A maior das parcerias se deu com o empresário José Carlos de Freitas Eloy (Cacalo), seu conterrâneo e único sócio sem parentesco, dentre as muitas empresas abertas por Douver no Brasil. Ambos dividem a administração do Feirão de Caxias, que abriga mais de 500 lojas na Baixada Fluminense. A entrada dele para a sociedade ocorreu em um processo turbulento e até hoje contestado nos tribunais.
Agora, a relação dos dois é alvo de investigações. Há um mês, a Polícia Federal (PF) deflagrou a Operação Fantasos, com o objetivo de seguir o rastro do dinheiro “lavado” por Douver e sua “organização criminosa”. A investigação identificou mais de 130 imóveis no Rio, além de carros de luxo, uma embarcação e vários relógios que teriam sido adquiridos com “recursos ilícitos”. Cinquenta agentes federais cumpriram 11 mandados de busca e apreensão em Petrópolis e Angra dos Reis.

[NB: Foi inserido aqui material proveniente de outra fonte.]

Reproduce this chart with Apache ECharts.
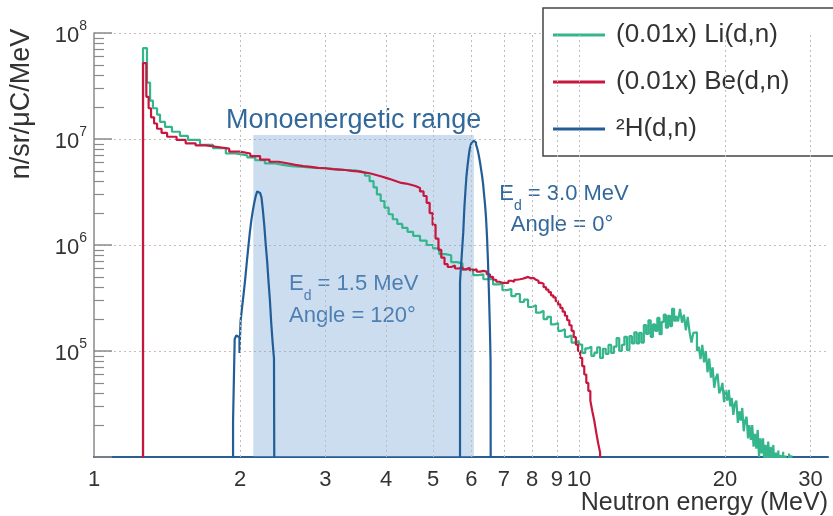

A maioria deles, em endereços ligados à família Eloy, segundo a PF.
A Justiça brasileira determinou o sequestro de bens e valores até o montante de R$ 1,6 bilhão, o mesmo que Douver teria levantado nos EUA.
Procurado, o escritório que representa Douver afirmou, por nota, que o cliente é um visionário. Para os advogados, a acusação nos EUA está repleta de erros, e ele estaria sendo vítima de xenofobia. Apesar de se posicionarem sobre o processo no exterior, os advogados não explicaram o vínculo de Douver com Eloy. A defesa de Eloy não se manifestou.